Over succeeding centuries various members of the family converted to Protestantism, some followed a career in law, others as wine merchants in Dublin and resided at various locations in the vicinity about Eyrecourt or Skycur. While never losing their position of social respectability locally, occasional members of the family fell foul of the law. In 1781 Dominick Callanan of Skycur escaped from Galway Jail, where he had been confined for ‘various felonies and other crimes.’ Having threatened to injure Walter Lawrence of Bellevue, another local landowner, the High Sheriff of the county and numerous landowners offered a significant bounty to anyone who would apprehend him; eighty years later, two young members of the family became embroiled in a homicide case in 1861 arising from a heated exchange of words which saw both receive sentences for manslaughter.
More famously, a junior member of the family; Edward Callanan of Eyrecourt was the subject of a poem in the Irish language by the Gaelic poet Raftery for his duel with Patrick Donelan of Ballyeighter. The duel, fought with pistols in October of 1821, arose between the two former friends when Donelan took offence at a remark made by Callanan with regard to Donelan’s behaviour at a dinner given in Callanan’s residence. It was claimed that the dispute arose over the use of a ‘neck handkerchief which Callanan lent to Donelan while away from home.’ A later account asserted that the offence was felt by Callanan at Donelan’s attentions to a lady to whom the latter offered the borrowed kerchief.

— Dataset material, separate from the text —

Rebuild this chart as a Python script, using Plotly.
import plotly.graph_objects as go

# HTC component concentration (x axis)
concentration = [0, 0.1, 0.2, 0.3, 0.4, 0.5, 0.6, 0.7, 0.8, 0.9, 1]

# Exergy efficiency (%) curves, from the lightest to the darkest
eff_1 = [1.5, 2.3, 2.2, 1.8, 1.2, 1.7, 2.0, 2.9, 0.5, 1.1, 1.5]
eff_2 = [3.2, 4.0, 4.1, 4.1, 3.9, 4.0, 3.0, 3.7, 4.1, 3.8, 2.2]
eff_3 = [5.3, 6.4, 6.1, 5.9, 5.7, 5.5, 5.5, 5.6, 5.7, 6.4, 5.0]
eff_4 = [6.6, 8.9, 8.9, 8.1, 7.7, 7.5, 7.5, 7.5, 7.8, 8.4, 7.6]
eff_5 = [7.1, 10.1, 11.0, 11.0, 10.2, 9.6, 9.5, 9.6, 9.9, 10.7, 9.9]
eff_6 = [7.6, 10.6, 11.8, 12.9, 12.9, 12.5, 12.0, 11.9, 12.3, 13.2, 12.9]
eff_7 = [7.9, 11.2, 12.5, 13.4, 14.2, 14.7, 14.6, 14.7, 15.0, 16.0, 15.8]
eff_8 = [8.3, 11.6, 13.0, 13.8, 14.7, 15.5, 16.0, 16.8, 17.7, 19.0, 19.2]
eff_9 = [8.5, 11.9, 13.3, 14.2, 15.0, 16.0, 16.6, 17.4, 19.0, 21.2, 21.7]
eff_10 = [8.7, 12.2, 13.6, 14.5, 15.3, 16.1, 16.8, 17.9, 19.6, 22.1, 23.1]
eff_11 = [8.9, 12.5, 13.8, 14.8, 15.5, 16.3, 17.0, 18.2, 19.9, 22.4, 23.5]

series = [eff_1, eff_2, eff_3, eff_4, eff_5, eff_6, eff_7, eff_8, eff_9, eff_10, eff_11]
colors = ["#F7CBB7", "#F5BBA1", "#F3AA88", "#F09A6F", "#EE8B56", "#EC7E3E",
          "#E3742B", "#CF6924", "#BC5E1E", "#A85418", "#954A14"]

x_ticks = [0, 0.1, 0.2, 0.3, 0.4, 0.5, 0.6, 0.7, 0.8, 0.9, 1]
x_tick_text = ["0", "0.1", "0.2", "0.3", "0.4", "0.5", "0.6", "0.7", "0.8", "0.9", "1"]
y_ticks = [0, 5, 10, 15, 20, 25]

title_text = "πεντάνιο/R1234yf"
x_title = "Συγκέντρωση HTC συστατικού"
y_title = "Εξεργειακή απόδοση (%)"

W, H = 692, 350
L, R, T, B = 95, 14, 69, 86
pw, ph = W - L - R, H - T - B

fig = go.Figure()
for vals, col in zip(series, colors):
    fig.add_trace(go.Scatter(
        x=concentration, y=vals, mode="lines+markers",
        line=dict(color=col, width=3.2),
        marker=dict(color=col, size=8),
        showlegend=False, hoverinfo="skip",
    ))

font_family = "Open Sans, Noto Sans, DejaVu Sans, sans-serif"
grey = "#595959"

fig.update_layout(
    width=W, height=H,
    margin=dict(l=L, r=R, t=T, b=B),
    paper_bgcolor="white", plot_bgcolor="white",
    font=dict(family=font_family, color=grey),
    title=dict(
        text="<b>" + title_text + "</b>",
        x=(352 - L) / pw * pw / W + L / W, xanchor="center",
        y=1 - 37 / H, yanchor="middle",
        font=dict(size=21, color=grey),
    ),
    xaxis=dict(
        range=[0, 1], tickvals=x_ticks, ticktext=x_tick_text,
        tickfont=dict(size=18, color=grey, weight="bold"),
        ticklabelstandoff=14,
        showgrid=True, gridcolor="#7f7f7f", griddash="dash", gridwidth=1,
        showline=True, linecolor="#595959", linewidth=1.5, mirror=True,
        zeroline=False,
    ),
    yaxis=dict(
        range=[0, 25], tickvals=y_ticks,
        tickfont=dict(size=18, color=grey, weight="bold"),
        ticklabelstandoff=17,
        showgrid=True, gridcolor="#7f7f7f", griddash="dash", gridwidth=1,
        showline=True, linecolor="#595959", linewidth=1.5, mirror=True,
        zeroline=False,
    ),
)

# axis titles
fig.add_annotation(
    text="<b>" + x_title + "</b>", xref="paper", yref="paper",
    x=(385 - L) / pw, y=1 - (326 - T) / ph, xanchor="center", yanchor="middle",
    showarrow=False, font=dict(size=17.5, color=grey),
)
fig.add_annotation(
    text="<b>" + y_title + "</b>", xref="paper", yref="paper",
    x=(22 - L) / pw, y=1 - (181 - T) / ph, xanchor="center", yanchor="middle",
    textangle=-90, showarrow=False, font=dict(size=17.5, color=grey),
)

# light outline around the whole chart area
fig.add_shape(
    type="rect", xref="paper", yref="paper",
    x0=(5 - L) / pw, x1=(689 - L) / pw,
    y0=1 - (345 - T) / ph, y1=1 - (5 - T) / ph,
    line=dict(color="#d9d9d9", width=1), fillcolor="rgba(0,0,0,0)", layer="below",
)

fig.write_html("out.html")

Both parties met one Saturday between the villages of Kiltormer and Lawrencetown. Contemporary newspaper accounts give two different versions. One reported that, on the first discharge of pistols, Callanan was killed instantly when Donelan’s ball entered his heart. Another account stated three shots were fired, with Callanan hit on the first and mortally wounded by the second. Duelling was not uncommon among gentlemen at that time and this was not the last duel fought locally. However, it was a practice frowned upon by the authorities and the subsequent inquest returned a verdict of wilful murder against Donelan.
The family gave the name ‘Newpark’ to their residence at Skycur and, despite their various ups and downs, the family maintained their position there into the early decades of the twentieth century. Peter Callanan of Skycur and his wife Matilda Flanagan had three sons and three daughters. Peter died about 1860 and didn’t live to see two of his young sons jailed for manslaughter in 1861. Only his two surviving elderly daughters, Rose and Mary, both Catholics and commonly known as ‘the Misses Callanan of Skycur’ were living at the family home in 1901. It was on the death of Mary after a long illness two years later that the hunt cancelled their Clonfert meet. Rose, in her seventies, was the last remaining member of the family resident at Skycur in 1911 and with her death in July 1920 the Callanans finally departed Skycur. The executor of Rose’s will transferred ownership of the property to a Ballinasloe merchant with whom Rose, in her final years, had previous financial dealings and a number of years later he sold the lands on again. With that the Callanan residence and lands passed to others and the principal family of the surname severed their continuous residence in this region of East Galway for the first time since time immemorial.